→ **COLLECTED MATERIAL**:
• • • •
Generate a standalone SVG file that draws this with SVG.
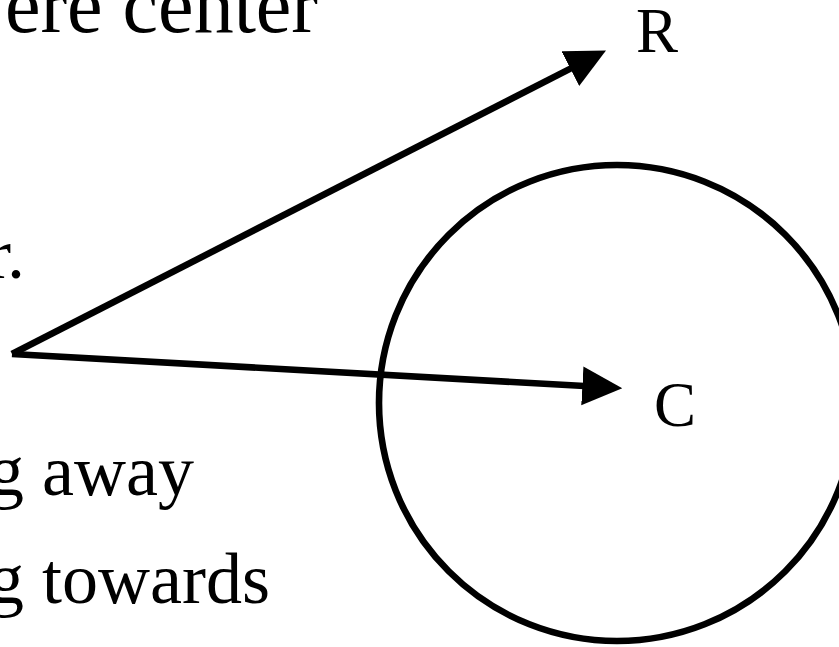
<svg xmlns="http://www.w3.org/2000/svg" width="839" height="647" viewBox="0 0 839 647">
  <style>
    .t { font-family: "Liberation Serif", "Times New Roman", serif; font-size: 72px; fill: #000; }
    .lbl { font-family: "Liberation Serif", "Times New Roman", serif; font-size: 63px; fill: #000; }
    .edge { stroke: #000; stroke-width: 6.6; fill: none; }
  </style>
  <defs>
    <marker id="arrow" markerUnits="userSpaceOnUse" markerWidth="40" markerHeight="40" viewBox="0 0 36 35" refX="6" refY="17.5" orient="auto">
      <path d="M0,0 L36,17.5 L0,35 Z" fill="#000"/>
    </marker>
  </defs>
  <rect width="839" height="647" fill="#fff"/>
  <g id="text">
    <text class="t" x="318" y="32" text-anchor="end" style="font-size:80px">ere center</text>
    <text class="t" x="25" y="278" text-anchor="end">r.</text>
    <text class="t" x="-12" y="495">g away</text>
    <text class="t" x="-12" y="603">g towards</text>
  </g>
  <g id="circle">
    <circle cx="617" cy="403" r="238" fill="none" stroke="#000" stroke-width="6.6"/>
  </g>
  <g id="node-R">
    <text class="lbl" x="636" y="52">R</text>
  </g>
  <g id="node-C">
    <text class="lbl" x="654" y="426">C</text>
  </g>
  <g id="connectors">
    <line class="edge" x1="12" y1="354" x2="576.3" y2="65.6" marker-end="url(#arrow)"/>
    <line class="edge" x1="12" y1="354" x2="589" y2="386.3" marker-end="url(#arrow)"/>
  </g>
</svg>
• • • •
→ **GIVEN REQUEST**:
Write out the material above once more, exactly as it reads, with no pictures.

→ **FULL ANSWER**:
Generate a standalone SVG file that draws this with SVG.
<svg xmlns="http://www.w3.org/2000/svg" width="839" height="647" viewBox="0 0 839 647">
  <style>
    .t { font-family: "Liberation Serif", "Times New Roman", serif; font-size: 72px; fill: #000; }
    .lbl { font-family: "Liberation Serif", "Times New Roman", serif; font-size: 63px; fill: #000; }
    .edge { stroke: #000; stroke-width: 6.6; fill: none; }
  </style>
  <defs>
    <marker id="arrow" markerUnits="userSpaceOnUse" markerWidth="40" markerHeight="40" viewBox="0 0 36 35" refX="6" refY="17.5" orient="auto">
      <path d="M0,0 L36,17.5 L0,35 Z" fill="#000"/>
    </marker>
  </defs>
  <rect width="839" height="647" fill="#fff"/>
  <g id="text">
    <text class="t" x="318" y="32" text-anchor="end" style="font-size:80px">ere center</text>
    <text class="t" x="25" y="278" text-anchor="end">r.</text>
    <text class="t" x="-12" y="495">g away</text>
    <text class="t" x="-12" y="603">g towards</text>
  </g>
  <g id="circle">
    <circle cx="617" cy="403" r="238" fill="none" stroke="#000" stroke-width="6.6"/>
  </g>
  <g id="node-R">
    <text class="lbl" x="636" y="52">R</text>
  </g>
  <g id="node-C">
    <text class="lbl" x="654" y="426">C</text>
  </g>
  <g id="connectors">
    <line class="edge" x1="12" y1="354" x2="576.3" y2="65.6" marker-end="url(#arrow)"/>
    <line class="edge" x1="12" y1="354" x2="589" y2="386.3" marker-end="url(#arrow)"/>
  </g>
</svg>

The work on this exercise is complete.